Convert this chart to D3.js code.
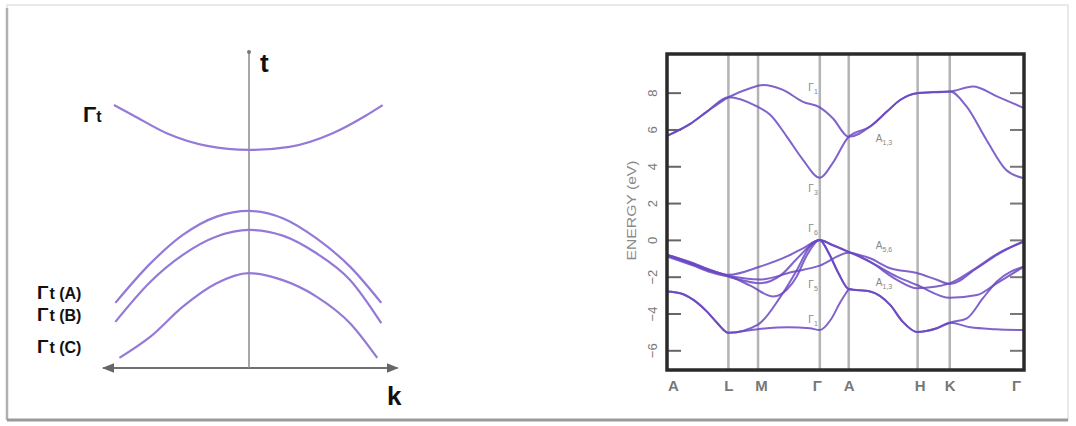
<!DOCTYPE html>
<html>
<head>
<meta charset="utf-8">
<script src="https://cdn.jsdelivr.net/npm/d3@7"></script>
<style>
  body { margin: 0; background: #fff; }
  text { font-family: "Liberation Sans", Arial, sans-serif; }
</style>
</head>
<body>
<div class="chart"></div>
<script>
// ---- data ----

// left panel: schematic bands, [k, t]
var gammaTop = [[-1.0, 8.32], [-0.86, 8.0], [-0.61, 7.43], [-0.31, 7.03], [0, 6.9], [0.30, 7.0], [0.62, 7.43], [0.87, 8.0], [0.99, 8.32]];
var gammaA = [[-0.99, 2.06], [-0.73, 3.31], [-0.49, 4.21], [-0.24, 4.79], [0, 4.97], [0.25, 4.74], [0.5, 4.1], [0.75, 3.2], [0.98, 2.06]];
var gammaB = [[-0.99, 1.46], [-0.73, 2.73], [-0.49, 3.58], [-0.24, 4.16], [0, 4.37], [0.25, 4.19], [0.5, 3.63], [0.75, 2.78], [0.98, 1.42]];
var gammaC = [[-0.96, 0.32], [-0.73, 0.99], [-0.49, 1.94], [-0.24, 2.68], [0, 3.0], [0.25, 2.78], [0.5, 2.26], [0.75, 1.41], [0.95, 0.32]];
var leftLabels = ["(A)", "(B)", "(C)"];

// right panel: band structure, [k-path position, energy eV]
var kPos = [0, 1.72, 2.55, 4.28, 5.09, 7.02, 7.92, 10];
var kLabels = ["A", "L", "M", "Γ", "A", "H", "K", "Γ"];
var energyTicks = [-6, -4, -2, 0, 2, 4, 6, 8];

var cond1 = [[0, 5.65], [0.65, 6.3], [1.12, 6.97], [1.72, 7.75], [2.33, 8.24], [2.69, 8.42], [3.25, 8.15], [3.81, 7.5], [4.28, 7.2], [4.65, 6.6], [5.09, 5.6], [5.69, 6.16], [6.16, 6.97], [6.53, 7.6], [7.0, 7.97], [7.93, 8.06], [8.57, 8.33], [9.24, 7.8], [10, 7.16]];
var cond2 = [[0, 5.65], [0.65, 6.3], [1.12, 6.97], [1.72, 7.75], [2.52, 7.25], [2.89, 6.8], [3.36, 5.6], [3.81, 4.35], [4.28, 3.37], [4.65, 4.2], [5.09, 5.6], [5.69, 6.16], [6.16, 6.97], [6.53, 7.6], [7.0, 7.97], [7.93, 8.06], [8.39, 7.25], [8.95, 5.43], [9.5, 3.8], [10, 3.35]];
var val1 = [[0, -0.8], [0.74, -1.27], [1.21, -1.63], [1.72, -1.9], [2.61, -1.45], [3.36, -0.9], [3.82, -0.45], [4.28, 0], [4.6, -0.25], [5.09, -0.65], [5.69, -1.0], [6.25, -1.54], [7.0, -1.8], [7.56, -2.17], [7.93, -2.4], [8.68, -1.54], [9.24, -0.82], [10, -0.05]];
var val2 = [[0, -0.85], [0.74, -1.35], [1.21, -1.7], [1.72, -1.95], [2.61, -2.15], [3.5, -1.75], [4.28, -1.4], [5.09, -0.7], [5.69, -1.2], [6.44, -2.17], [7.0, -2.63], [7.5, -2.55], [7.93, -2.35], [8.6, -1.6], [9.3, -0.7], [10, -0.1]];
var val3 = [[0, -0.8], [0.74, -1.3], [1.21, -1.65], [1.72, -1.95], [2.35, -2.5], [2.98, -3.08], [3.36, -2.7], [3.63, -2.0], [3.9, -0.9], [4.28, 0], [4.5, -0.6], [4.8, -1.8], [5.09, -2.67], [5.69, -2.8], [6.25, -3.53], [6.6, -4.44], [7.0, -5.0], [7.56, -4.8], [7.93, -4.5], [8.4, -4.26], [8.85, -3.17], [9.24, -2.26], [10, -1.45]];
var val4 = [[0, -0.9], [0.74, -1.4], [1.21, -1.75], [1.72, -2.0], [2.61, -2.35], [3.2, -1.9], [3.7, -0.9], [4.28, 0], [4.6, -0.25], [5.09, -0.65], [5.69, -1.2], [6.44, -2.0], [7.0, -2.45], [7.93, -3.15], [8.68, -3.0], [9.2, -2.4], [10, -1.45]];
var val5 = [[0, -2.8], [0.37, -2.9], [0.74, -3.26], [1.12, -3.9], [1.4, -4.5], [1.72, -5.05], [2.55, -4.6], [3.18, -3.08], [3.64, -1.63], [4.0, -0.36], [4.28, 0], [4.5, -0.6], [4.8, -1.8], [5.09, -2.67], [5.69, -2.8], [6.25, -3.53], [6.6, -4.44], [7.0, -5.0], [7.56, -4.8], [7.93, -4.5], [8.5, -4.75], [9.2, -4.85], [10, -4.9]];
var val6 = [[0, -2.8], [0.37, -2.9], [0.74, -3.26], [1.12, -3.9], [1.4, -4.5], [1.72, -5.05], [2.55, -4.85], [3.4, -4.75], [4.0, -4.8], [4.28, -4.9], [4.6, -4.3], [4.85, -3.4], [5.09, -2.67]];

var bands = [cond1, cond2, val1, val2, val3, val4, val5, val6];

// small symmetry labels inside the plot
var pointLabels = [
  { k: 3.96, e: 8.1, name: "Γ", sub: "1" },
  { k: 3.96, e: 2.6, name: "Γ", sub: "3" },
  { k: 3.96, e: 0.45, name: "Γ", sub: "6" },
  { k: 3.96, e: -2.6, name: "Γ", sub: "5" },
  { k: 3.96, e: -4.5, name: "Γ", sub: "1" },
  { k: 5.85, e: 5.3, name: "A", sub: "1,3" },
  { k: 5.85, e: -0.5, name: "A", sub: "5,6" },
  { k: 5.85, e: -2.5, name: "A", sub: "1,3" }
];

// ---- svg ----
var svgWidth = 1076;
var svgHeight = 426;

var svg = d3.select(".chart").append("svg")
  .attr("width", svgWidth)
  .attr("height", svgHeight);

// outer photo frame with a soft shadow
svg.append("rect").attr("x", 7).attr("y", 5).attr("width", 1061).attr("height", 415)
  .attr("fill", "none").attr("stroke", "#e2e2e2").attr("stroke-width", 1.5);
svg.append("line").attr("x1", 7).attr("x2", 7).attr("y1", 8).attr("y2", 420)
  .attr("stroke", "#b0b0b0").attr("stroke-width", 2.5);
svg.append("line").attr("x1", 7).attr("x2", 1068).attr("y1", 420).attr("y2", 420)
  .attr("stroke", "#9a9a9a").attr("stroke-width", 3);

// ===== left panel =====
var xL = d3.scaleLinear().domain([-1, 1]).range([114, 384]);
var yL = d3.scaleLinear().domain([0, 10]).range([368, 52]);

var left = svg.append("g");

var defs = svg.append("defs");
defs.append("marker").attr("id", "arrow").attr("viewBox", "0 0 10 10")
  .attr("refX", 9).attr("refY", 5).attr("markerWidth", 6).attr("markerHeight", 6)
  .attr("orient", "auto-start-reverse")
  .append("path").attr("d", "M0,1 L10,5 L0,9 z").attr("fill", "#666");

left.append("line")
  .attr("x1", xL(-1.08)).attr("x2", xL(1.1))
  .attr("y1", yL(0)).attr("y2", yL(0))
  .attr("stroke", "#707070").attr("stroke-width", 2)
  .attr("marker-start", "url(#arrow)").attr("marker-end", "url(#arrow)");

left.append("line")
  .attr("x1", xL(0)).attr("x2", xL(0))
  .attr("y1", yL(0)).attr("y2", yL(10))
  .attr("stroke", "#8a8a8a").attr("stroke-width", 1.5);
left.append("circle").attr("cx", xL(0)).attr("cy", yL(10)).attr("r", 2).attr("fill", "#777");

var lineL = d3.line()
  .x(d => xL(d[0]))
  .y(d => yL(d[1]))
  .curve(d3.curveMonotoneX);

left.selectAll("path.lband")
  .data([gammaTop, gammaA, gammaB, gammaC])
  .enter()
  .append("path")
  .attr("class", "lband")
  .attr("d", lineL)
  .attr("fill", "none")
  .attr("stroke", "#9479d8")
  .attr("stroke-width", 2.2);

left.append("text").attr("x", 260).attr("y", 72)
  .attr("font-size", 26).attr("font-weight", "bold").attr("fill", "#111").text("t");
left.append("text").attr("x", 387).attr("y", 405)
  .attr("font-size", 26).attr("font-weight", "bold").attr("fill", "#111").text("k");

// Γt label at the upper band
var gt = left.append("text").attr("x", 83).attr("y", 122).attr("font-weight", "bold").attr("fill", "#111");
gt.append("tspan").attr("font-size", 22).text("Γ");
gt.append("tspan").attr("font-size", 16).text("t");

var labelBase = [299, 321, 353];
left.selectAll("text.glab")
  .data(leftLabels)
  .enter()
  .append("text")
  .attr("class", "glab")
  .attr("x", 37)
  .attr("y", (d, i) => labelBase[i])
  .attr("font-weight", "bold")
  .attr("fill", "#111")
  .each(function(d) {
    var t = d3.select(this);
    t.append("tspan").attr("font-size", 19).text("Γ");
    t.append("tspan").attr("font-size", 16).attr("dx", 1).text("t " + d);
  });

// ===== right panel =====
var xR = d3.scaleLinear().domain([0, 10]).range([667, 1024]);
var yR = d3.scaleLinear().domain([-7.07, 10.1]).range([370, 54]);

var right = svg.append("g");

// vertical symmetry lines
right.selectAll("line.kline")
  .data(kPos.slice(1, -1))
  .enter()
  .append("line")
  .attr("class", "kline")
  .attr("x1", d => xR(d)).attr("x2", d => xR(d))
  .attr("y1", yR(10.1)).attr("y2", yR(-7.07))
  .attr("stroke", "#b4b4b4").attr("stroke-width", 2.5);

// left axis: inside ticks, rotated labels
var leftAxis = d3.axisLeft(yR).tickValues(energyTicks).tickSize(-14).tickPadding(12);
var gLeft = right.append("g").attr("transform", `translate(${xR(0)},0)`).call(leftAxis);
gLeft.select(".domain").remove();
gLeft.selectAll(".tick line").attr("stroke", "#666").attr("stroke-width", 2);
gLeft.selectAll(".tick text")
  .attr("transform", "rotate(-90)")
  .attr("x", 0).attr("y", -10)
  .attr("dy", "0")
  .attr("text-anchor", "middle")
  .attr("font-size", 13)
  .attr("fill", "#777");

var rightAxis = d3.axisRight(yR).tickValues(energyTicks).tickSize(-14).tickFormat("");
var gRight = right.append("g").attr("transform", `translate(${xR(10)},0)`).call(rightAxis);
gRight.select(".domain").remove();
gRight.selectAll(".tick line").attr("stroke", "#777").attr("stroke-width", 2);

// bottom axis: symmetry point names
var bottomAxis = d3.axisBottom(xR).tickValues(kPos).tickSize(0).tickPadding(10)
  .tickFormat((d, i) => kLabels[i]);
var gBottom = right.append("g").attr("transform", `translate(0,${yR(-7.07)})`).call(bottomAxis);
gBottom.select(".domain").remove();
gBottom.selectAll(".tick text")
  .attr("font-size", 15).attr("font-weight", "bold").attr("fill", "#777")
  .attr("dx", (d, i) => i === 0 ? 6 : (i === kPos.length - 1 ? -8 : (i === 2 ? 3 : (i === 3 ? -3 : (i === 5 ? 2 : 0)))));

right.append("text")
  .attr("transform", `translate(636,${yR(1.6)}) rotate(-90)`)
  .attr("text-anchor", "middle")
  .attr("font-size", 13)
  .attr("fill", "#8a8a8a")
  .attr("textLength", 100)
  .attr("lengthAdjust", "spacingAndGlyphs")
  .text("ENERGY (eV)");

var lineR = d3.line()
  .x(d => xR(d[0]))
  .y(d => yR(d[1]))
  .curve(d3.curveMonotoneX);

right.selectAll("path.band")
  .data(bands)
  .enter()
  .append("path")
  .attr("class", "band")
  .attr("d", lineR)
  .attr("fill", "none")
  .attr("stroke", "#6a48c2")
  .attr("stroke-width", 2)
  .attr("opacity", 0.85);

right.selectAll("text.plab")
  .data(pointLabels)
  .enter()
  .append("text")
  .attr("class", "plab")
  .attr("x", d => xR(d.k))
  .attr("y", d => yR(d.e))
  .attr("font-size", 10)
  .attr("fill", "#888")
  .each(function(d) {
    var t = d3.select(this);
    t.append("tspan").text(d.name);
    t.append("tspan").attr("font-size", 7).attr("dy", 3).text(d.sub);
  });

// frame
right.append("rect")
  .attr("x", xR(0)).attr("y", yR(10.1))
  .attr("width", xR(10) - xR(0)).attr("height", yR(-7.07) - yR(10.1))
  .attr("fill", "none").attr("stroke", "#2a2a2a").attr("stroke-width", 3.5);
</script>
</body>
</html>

> **EXERCISE OBJECTIVE**: Please take the lines from the beginning of the data above through the line holding "var energyTicks = [-6, -4, -2, 0, 2, 4, 6, 8];" and transcribe them exactly, without any pictures.

> **PROBLEM SOLUTION**:
Convert this chart to D3.js code.
<!DOCTYPE html>
<html>
<head>
<meta charset="utf-8">
<script src="https://cdn.jsdelivr.net/npm/d3@7"></script>
<style>
  body { margin: 0; background: #fff; }
  text { font-family: "Liberation Sans", Arial, sans-serif; }
</style>
</head>
<body>
<div class="chart"></div>
<script>
// ---- data ----

// left panel: schematic bands, [k, t]
var gammaTop = [[-1.0, 8.32], [-0.86, 8.0], [-0.61, 7.43], [-0.31, 7.03], [0, 6.9], [0.30, 7.0], [0.62, 7.43], [0.87, 8.0], [0.99, 8.32]];
var gammaA = [[-0.99, 2.06], [-0.73, 3.31], [-0.49, 4.21], [-0.24, 4.79], [0, 4.97], [0.25, 4.74], [0.5, 4.1], [0.75, 3.2], [0.98, 2.06]];
var gammaB = [[-0.99, 1.46], [-0.73, 2.73], [-0.49, 3.58], [-0.24, 4.16], [0, 4.37], [0.25, 4.19], [0.5, 3.63], [0.75, 2.78], [0.98, 1.42]];
var gammaC = [[-0.96, 0.32], [-0.73, 0.99], [-0.49, 1.94], [-0.24, 2.68], [0, 3.0], [0.25, 2.78], [0.5, 2.26], [0.75, 1.41], [0.95, 0.32]];
var leftLabels = ["(A)", "(B)", "(C)"];

// right panel: band structure, [k-path position, energy eV]
var kPos = [0, 1.72, 2.55, 4.28, 5.09, 7.02, 7.92, 10];
var kLabels = ["A", "L", "M", "Γ", "A", "H", "K", "Γ"];
var energyTicks = [-6, -4, -2, 0, 2, 4, 6, 8];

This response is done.